D) Outros mecanismos
Nódulos calcificados
Na concepção atual, o NC — predominantemente descrito em pacientes mais idosos, com prevalência semelhante entre homens e mulheres — pode romper a capa fibrosa sobrejacente e, por meio da perda do endotélio, gerar trombose (tipicamente suboclusiva) e SCA. Os mecanismos precisos para a formação dos NC permanecem pouco elucidados, mas, como eles ocorrem mais frequentemente em pacientes com doença renal crônica, distúrbios na homeostase do cálcio e fosfato podem contribuir para sua patogênese.
Infarto do Miocárdio sem obstrução das artérias coronárias (MINOCA)
O termo MINOCA refere-se à SCA na ausência de estenoses coronarianas hemodinamicamente significativas (ou seja, > 50%). Ocorre tipicamente na ausência de fatores de risco tradicionais e afeta preferencialmente pacientes mais jovens — é a segunda causa mais comum de SCA prematura, representando de 10% a 20% dos casos em jovens, com predomínio no sexo feminino.
Embora o MINOCA possa resultar de disrupção de placa (ruptura, erosão ou NC) levando à embolização distal, espasmo ou oclusão transitória, a maioria dos casos ocorre por causas não ateroscleróticas, incluindo:
- Dissecção espontânea da artéria coronária (SCAD)

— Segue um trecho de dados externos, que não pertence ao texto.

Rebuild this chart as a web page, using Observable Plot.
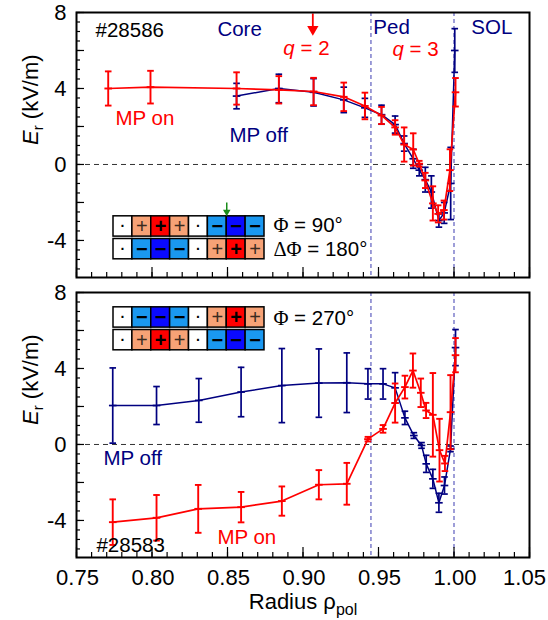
<!DOCTYPE html>
<html><head><meta charset="utf-8">
<script src="https://cdn.jsdelivr.net/npm/d3@7"></script>
<script src="https://cdn.jsdelivr.net/npm/@observablehq/plot@0.6"></script>
<style>
body{margin:0;background:#fff;}
#wrap{position:relative;width:548px;height:620px;overflow:hidden;font-family:"Liberation Sans",Arial,sans-serif;}
#wrap svg{position:absolute;}
</style></head><body><div id="wrap"></div>
<script>
// ---------- data ----------
// Top panel, shot #28586
const topOnRho  = [0.771, 0.799, 0.856, 0.884, 0.907, 0.927, 0.941, 0.952, 0.961, 0.967, 0.973, 0.977, 0.981, 0.986, 0.9895, 0.9933, 0.9973, 1.001];
const topOnE    = [4.0, 4.07, 4.0, 3.93, 3.84, 3.56, 3.08, 2.58, 1.95, 1.05, 0.79, 0.04, -0.84, -2.05, -2.6, -2.4, -0.3, 3.8];
const topOnErr  = [0.9, 0.86, 0.85, 0.72, 0.72, 0.75, 0.7, 0.45, 0.38, 0.9, 0.85, 0.15, 0.4, 0.9, 0.45, 0.5, 1.1, 0.75];
const topOffRho = [0.856, 0.884, 0.907, 0.927, 0.941, 0.952, 0.961, 0.967, 0.973, 0.977, 0.981, 0.985, 0.990, 0.9935, 0.9978, 1.0005];
const topOffE   = [3.6, 4.0, 3.8, 3.4, 2.98, 2.62, 2.1, 1.1, 0.3, -0.3, -0.8, -1.45, -2.95, -2.55, -1.0, 6.0];
const topOffErr = [0.67, 0.75, 0.72, 0.67, 0.5, 0.5, 0.45, 0.4, 0.5, 0.3, 0.65, 0.85, 0.35, 0.55, 1.9, 1.15];
// Bottom panel, shot #28583
const botOnRho  = [0.774, 0.803, 0.8306, 0.859, 0.886, 0.9105, 0.929, 0.943, 0.953, 0.961, 0.9675, 0.9728, 0.978, 0.9815, 0.986, 0.9904, 0.994, 0.9977, 1.001];
const botOnE    = [-4.09, -3.86, -3.39, -3.3, -2.98, -2.12, -2.07, 0.28, 0.82, 2.18, 3.02, 3.89, 2.72, 1.79, 1.56, -0.3, -1.0, 1.7, 4.7];
const botOnErr  = [1.2, 1.2, 1.26, 0.8, 0.77, 0.77, 1.1, 0.12, 0.2, 1.03, 0.6, 0.9, 0.75, 0.4, 2.2, 1.65, 0.4, 1.95, 0.9];
const botOffRho = [0.774, 0.803, 0.831, 0.859, 0.886, 0.9105, 0.929, 0.943, 0.953, 0.961, 0.9675, 0.9734, 0.9785, 0.9816, 0.986, 0.990, 0.9937, 0.9977, 1.001];
const botOffE   = [2.05, 2.05, 2.32, 2.76, 3.1, 3.23, 3.25, 3.19, 3.19, 2.98, 1.4, 0.47, -0.05, -1.02, -1.81, -3.07, -2.16, -0.23, 5.1];
const botOffErr = [1.98, 1.0, 1.15, 1.3, 1.95, 1.8, 1.57, 0.8, 0.8, 0.8, 0.35, 0.15, 0.15, 0.45, 0.5, 0.5, 0.45, 0.15, 0.95];

// region boundaries (pedestal top, separatrix)
const regionBounds = [0.945, 1.0];
// q = 2 marker
const qArrowRho = [0.9065];

// tick labels
const xTickLabels = [0.75, 0.80, 0.85, 0.90, 0.95, 1.00, 1.05];
const yTickLabels = [8, 4, 0, -4];
const yMajorTicks = [-4, -2, 0, 2, 4, 6, 8];
const yMinorTicks = d3.range(-11, 17).map(d => d / 2);
const xMinorTicks = d3.range(75, 106).map(d => d / 100);

// coil phase boxes (0 = off, p/P = +, m/M = -)
const phi90Row  = ["0","p","P","p","0","m","M","m"];
const phi180Row = ["0","m","M","m","0","p","P","p"];
const phi270RowA = ["0","m","M","m","0","p","P","p"];
const phi270RowB = ["0","p","P","p","0","m","M","m"];

const NAVY = "#000080", RED = "#ff0000";
const FONT = "Liberation Sans, Arial, Helvetica, sans-serif";

const topLabels = [
  {t:"#28586", x:0.7626, y:7.05, c:"black"},
  {t:"Core",   x:0.8433, y:7.12, c:NAVY},
  {t:"q = 2",  x:0.887,  y:6.12, c:RED},
  {t:"Ped",    x:0.9466, y:7.2,  c:NAVY},
  {t:"q = 3",  x:0.9592, y:6.06, c:RED},
  {t:"SOL",    x:1.0115, y:7.2,  c:NAVY},
  {t:"MP on",  x:0.7758, y:2.42, c:RED},
  {t:"MP off", x:0.8513, y:1.53, c:NAVY},
  {t:"Φ = 90°",   x:0.8804, y:-3.21, c:"black"},
  {t:"ΔΦ = 180°", x:0.8804, y:-4.47, c:"black"}
];
const botLabels = [
  {t:"Φ = 270°", x:0.8804, y:6.63, c:"black"},
  {t:"MP off", x:0.7679, y:-0.74, c:NAVY},
  {t:"MP on",  x:0.8433, y:-4.89, c:RED},
  {t:"#28583", x:0.7632, y:-5.32, c:"black"}
];

// ---------- helpers ----------
const series = (rho, E, err) => rho.map((r, i) => ({rho: r, E: E[i], lo: E[i] - err[i], hi: E[i] + err[i]}));
const hbar = {draw(ctx, size) { const r = Math.sqrt(size / Math.PI); ctx.moveTo(-r, 0); ctx.lineTo(r, 0); }};

function errMarks(data, color, lw, ew) {
  return [
    Plot.line(data, {x: "rho", y: "E", stroke: color, strokeWidth: lw}),
    Plot.ruleX(data, {x: "rho", y1: "lo", y2: "hi", stroke: color, strokeWidth: ew}),
    Plot.dot(data, {x: "rho", y: "lo", symbol: hbar, r: 3.3, fill: "none", stroke: color, strokeWidth: ew}),
    Plot.dot(data, {x: "rho", y: "hi", symbol: hbar, r: 3.3, fill: "none", stroke: color, strokeWidth: ew}),
    Plot.dot(data, {x: "rho", y: "E", symbol: hbar, r: 3.8, fill: "none", stroke: color, strokeWidth: ew})
  ];
}

function panel({height, marginBottom, off, on, labels, xLabels, extra = []}) {
  const fmt = d => d.toFixed(2);
  return Plot.plot({
    width: 548, height, marginTop: 12, marginBottom, marginLeft: 76, marginRight: 19,
    x: {domain: [0.75, 1.05], label: null},
    y: {domain: [-5.95, 8], label: null},
    color: {type: "identity"},
    style: {fontFamily: FONT, background: "transparent", overflow: "visible", color: "black"},
    marks: [
      Plot.ruleY([0], {stroke: "#333", strokeDasharray: "5,4", strokeWidth: 1}),
      Plot.ruleX(regionBounds, {stroke: "#6a6ac4", strokeDasharray: "4,3", strokeWidth: 1.3}),
      ...errMarks(off, NAVY, 1.5, 1.7),
      ...errMarks(on, RED, 1.7, 1.9),
      ...extra,
      Plot.text(labels, {x: "x", y: "y", text: "t", fill: "c", textAnchor: "start", fontSize: 20.5}),
      Plot.frame({stroke: "black", strokeWidth: 2}),
      Plot.axisY(yMinorTicks, {tickSize: -4, fill: "none", strokeWidth: 1.2, label: null}),
      Plot.axisY(yMajorTicks, {tickSize: -8, fill: "none", strokeWidth: 1.2, label: null}),
      Plot.axisY(yTickLabels, {tickSize: 0, tickPadding: 10, fontSize: 22, tickFormat: d => String(d), label: null}),
      Plot.axisX(xMinorTicks, {tickSize: -5, fill: "none", strokeWidth: 1.2, label: null}),
      Plot.axisX(xTickLabels, {tickSize: -10, fill: "none", strokeWidth: 1.2, label: null}),
      xLabels ? Plot.axisX(xTickLabels.slice(0, -1), {tickSize: 0, tickPadding: 12, fontSize: 22, dx: 1, tickFormat: fmt, label: null}) : null,
      xLabels ? Plot.axisX(xTickLabels.slice(-1), {tickSize: 0, tickPadding: 12, fontSize: 22, dx: -5, tickFormat: fmt, label: null}) : null,
      xLabels ? Plot.text(["Radius ρpol"], {frameAnchor: "bottom", dy: 51, fontSize: 22, text: d => d}) : null,
      Plot.text(["Er (kV/m)"], {frameAnchor: "left", rotate: -90, dx: -46, fontSize: 22, text: d => d})
    ]
  });
}

const kindFill = {"0": "white", p: "#f7a276", P: "#ff0000", m: "#1a98f0", M: "#0a0aff"};
const kindSign = {"0": "·", p: "+", P: "+", m: "−", M: "−"};

function inset(rows, withArrow) {
  const cells = rows.flatMap((row, r) => row.map((k, c) => ({row: r, col: c, kind: k})));
  const pos = {x: d => d.col + 0.5, y: d => d.row + 0.5, text: d => kindSign[d.kind]};
  const marks = [
    Plot.rect(cells, {x1: "col", x2: d => d.col + 1, y1: "row", y2: d => d.row + 1, fill: d => kindFill[d.kind], stroke: "black", strokeWidth: 1.5, insetTop: 1.2, insetBottom: 1.2}),
    Plot.text(cells.filter(d => d.kind === "p"), {...pos, fontSize: 20, fill: "#3a2a20"}),
    Plot.text(cells.filter(d => d.kind !== "p" && d.kind !== "0"), {...pos, fontSize: 20, fontWeight: "bold", fill: "black"}),
    Plot.text(cells.filter(d => d.kind === "0"), {...pos, fontSize: 14, fontWeight: "bold", fill: "black"})
  ];
  if (withArrow) {
    marks.push(Plot.link([6], {x1: d => d, x2: d => d, y1: -0.56, y2: -0.22, stroke: "#1a8c1a", strokeWidth: 1.5}));
    marks.push(Plot.dot([6], {x: d => d, y: -0.14, symbol: "triangle", rotate: 180, r: 2.8, fill: "#1a8c1a", stroke: "none"}));
  }
  return Plot.plot({
    width: 153, height: 59, marginLeft: 1, marginRight: 1, marginTop: 0, marginBottom: 0,
    x: {domain: [0, 8], axis: null},
    y: {domain: [-0.6, 2], range: [0, 59], axis: null},
    color: {type: "identity"},
    style: {fontFamily: FONT, background: "transparent", overflow: "visible"},
    marks
  });
}

// rich text replacements (italic / sub / serif Greek)
const rich = {
  "q = 2": '<tspan font-style="italic">q</tspan> = 2',
  "q = 3": '<tspan font-style="italic">q</tspan> = 3',
  "Φ = 90°": '<tspan font-family="Liberation Serif">Φ</tspan> = 90°',
  "ΔΦ = 180°": '<tspan font-family="Liberation Serif">ΔΦ</tspan> = 180°',
  "Φ = 270°": '<tspan font-family="Liberation Serif">Φ</tspan> = 270°',
  "Er (kV/m)": '<tspan font-style="italic">E</tspan><tspan dy="5" font-size="15">r</tspan><tspan dy="-5"> (kV/m)</tspan>',
  "Radius ρpol": 'Radius ρ<tspan dy="6" font-size="16">pol</tspan>'
};
function enrich(svg) {
  svg.querySelectorAll("text").forEach(t => { const s = t.textContent; if (rich[s]) t.innerHTML = rich[s]; });
  return svg;
}

// ---------- build ----------
const wrap = document.getElementById("wrap");

const qArrow = [
  Plot.link(qArrowRho, {x1: d => d, x2: d => d, y1: 7.95, y2: 7.25, stroke: RED, strokeWidth: 1.8}),
  Plot.dot(qArrowRho, {x: d => d, y: 7.12, symbol: "triangle", rotate: 180, r: 4.2, fill: RED, stroke: "none"})
];

const topPanel = enrich(panel({height: 285, marginBottom: 8,
  off: series(topOffRho, topOffE, topOffErr), on: series(topOnRho, topOnE, topOnErr),
  labels: topLabels, xLabels: false, extra: qArrow}));
topPanel.style.left = "0px"; topPanel.style.top = "0px";
wrap.appendChild(topPanel);

const botPanel = enrich(panel({height: 340, marginBottom: 63,
  off: series(botOffRho, botOffE, botOffErr), on: series(botOnRho, botOnE, botOnErr),
  labels: botLabels, xLabels: true}));
botPanel.style.left = "0px"; botPanel.style.top = "280px";
wrap.appendChild(botPanel);

const inset1 = inset([phi90Row, phi180Row], true);
inset1.style.left = "112.3px"; inset1.style.top = "200.5px";
wrap.appendChild(inset1);

const inset2 = inset([phi270RowA, phi270RowB], false);
inset2.style.left = "112.3px"; inset2.style.top = "292.2px";
wrap.appendChild(inset2);
</script>
</body></html>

- Espasmo coronariano (com alta prevalência em indivíduos do leste asiático e frequentemente associado ao uso recreativo de drogas)
- Embolia coronariana (associada, por exemplo, à fibrilação atrial)
- Disfunção microvascular
Dissecção Espontânea da Artéria Coronária (SCAD)
A SCAD, caracterizada por uma laceração súbita na parede da artéria coronária, afeta predominantemente pacientes jovens com SCA, especialmente mulheres. É a a causa mais frequente de SCA no período periparto e afeta frequentemente a artéria descendente anterior.
A etiologia da SCAD é multifatorial, envolvendo:
- Arteriopatias (hereditárias ou adquiridas), como displasia fibromuscular
- Doenças do tecido conjuntivo, incluindo:
- Síndrome de Marfan (mutação no gene FBN1)
- Síndrome de Ehlers-Danlos tipo vascular (mutação no gene COL3A1)
- Síndrome de Loeys-Dietz (mutações em cascatas de sinalização dependentes de TGF-β)
- Alterações hormonais, como no período periparto (especialmente na primeira semana pós-parto) ou durante terapia hormonal
- Doenças inflamatórias sistêmicas, como lúpus eritematoso sistêmico (LES), sarcoidose e doenças inflamatórias intestinais crônicas
- Fatores genéticos
Além disso, mais de 50% dos pacientes com SCAD relatam a presença de estressores extremos, sendo estresse emocional mais prevalente nas mulheres e estresse físico mais frequente nos homens.
Conclusão
O manejo adequado da síndrome coronariana aguda requer muito mais do que a tradicional classificação entre IAMCST, IAMSSST e AI. Atualmente, as diretrizes clínicas não diferenciam o manejo da SCA com base na morfologia da placa. No entanto, abordagens de medicina de precisão, baseada na fisiopatologia da SCA possuem um potencial enorme para melhorar o cuidado dos pacientes com SCA.